### Task goal
The lines from the beginning of the records below through the one holding "unadjusted_hi = [1.22, 0.99, 0.97, 0.96, 0.96, 0.93, 0.93]" are to be copied exactly; leave the pictures out.

══ Material provided ══

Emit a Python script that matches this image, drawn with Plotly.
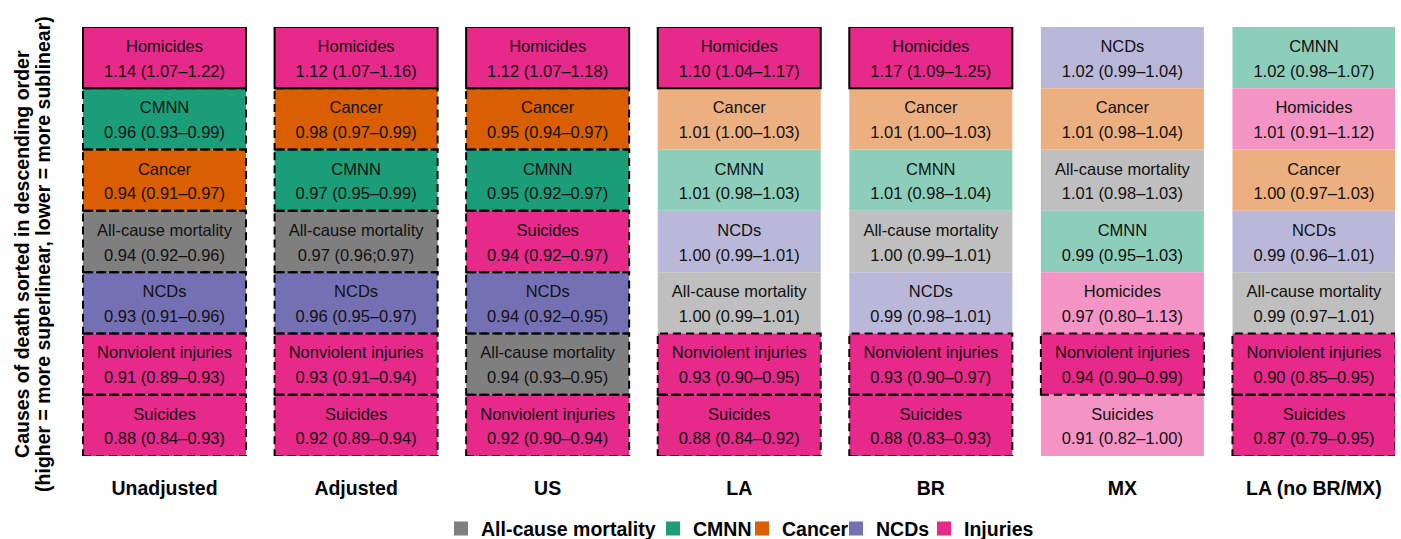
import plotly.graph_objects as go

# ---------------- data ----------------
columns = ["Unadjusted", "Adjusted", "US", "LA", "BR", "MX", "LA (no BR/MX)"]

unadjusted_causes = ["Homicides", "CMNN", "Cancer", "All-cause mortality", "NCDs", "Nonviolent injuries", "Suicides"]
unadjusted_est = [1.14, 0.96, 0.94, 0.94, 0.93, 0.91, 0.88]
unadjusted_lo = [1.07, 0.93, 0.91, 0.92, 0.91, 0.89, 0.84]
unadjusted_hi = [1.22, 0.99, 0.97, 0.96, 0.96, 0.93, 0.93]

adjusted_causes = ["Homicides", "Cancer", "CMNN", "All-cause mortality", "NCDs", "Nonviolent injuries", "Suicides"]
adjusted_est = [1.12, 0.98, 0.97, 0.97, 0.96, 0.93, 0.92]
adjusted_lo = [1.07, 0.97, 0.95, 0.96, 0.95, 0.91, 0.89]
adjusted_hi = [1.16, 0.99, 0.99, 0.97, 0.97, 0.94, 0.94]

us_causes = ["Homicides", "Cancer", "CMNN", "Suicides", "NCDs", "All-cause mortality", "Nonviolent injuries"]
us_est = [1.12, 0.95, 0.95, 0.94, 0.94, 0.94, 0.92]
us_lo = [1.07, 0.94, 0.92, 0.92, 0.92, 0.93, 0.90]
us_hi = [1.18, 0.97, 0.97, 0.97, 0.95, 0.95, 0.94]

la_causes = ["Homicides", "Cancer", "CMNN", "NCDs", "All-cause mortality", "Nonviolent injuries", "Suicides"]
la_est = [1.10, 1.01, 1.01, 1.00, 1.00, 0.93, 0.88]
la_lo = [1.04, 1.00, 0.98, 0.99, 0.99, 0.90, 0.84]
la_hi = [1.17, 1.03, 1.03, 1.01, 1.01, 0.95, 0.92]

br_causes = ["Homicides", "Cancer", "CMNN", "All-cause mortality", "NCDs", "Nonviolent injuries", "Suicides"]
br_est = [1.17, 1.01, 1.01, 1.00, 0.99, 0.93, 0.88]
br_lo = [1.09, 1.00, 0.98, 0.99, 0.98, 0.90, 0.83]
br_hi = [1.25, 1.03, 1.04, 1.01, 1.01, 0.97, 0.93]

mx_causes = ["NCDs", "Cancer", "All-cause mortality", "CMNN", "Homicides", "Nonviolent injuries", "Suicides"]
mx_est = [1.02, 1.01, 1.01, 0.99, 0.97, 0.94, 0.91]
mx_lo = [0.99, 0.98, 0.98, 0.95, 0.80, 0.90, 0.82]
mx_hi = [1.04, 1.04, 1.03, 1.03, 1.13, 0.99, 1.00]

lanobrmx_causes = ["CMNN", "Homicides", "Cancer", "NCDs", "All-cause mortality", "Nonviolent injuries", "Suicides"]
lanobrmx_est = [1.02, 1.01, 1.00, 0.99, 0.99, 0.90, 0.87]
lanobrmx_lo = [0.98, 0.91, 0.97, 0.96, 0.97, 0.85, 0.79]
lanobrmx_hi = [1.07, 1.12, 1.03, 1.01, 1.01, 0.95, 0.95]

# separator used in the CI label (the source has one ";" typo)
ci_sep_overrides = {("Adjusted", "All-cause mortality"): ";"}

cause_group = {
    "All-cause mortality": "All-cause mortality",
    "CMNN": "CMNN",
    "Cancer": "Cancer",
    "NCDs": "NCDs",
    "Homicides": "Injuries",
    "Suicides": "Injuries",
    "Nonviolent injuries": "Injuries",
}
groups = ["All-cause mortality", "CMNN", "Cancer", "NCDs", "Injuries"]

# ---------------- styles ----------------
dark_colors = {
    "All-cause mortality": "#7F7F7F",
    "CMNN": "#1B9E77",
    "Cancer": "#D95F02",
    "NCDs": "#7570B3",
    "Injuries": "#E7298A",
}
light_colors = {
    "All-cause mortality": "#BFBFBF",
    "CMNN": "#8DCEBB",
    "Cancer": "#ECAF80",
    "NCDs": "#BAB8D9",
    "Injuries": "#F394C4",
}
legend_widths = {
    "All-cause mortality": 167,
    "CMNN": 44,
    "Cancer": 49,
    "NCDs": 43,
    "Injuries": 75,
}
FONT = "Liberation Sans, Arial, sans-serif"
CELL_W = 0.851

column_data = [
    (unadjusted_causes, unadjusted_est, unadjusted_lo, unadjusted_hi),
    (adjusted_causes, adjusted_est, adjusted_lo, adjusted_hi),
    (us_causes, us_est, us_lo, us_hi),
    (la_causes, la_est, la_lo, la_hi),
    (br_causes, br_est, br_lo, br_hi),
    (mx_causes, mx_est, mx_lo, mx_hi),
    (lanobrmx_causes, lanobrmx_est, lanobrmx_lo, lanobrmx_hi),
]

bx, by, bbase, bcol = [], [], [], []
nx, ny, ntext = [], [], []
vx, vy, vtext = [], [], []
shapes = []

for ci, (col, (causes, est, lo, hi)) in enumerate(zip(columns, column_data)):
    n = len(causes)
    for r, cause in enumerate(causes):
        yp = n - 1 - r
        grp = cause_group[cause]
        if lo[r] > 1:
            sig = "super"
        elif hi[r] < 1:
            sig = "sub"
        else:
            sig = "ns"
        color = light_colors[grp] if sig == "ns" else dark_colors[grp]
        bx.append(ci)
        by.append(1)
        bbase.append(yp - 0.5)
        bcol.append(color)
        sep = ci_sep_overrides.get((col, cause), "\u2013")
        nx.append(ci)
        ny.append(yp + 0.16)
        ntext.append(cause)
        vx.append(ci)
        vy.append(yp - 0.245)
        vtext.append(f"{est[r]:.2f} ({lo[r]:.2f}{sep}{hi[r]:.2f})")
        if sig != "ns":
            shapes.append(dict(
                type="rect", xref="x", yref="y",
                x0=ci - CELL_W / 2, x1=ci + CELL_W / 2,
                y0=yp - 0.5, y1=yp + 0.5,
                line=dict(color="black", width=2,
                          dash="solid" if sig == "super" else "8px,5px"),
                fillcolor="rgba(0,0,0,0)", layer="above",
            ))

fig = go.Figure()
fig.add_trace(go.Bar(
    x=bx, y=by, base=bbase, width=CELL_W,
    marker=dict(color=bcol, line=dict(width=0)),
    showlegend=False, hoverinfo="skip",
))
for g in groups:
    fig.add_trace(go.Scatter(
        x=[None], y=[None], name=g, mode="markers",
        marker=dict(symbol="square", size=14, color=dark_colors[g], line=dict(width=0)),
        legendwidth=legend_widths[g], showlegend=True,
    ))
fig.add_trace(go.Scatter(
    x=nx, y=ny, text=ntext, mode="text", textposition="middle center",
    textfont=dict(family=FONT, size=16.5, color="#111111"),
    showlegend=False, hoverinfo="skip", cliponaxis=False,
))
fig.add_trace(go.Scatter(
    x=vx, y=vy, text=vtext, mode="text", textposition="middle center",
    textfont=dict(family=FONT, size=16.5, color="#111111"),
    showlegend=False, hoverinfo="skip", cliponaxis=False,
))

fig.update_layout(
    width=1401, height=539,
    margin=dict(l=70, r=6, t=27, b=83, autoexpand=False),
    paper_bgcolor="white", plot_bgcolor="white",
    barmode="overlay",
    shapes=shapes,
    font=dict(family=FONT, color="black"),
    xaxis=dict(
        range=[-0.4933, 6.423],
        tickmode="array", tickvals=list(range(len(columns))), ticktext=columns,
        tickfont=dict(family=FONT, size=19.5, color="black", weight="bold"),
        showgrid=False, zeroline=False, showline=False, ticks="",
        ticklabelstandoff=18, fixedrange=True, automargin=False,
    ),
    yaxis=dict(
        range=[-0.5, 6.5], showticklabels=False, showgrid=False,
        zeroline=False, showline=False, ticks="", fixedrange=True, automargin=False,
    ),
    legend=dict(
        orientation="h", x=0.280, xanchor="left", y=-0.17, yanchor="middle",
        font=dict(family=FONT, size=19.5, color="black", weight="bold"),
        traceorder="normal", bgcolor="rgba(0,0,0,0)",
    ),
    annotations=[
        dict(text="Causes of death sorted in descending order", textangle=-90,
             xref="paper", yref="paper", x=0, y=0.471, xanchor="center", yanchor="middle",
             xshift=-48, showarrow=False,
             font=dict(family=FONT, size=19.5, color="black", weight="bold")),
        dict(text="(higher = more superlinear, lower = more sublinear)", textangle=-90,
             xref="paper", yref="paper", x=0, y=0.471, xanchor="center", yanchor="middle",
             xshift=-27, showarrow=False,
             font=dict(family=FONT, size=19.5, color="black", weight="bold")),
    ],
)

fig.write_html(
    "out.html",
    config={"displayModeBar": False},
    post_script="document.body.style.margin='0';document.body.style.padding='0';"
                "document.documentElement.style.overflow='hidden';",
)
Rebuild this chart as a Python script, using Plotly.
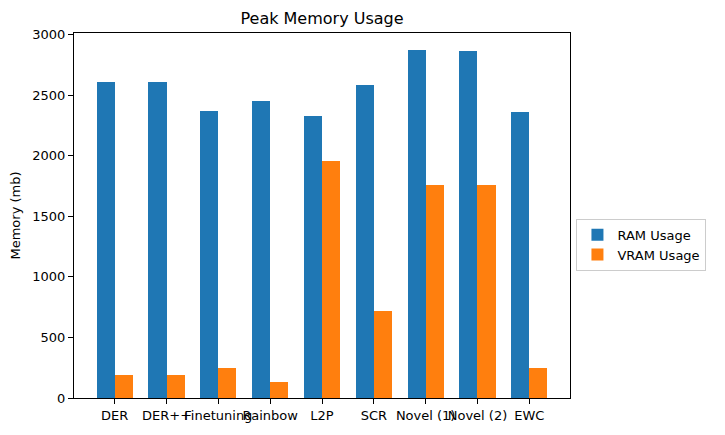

═══

### Result below
Emit a Python script that matches this image, drawn with Plotly.
import plotly.graph_objects as go

# ---------------- data ----------------
columns = ["Unadjusted", "Adjusted", "US", "LA", "BR", "MX", "LA (no BR/MX)"]

unadjusted_causes = ["Homicides", "CMNN", "Cancer", "All-cause mortality", "NCDs", "Nonviolent injuries", "Suicides"]
unadjusted_est = [1.14, 0.96, 0.94, 0.94, 0.93, 0.91, 0.88]
unadjusted_lo = [1.07, 0.93, 0.91, 0.92, 0.91, 0.89, 0.84]
unadjusted_hi = [1.22, 0.99, 0.97, 0.96, 0.96, 0.93, 0.93]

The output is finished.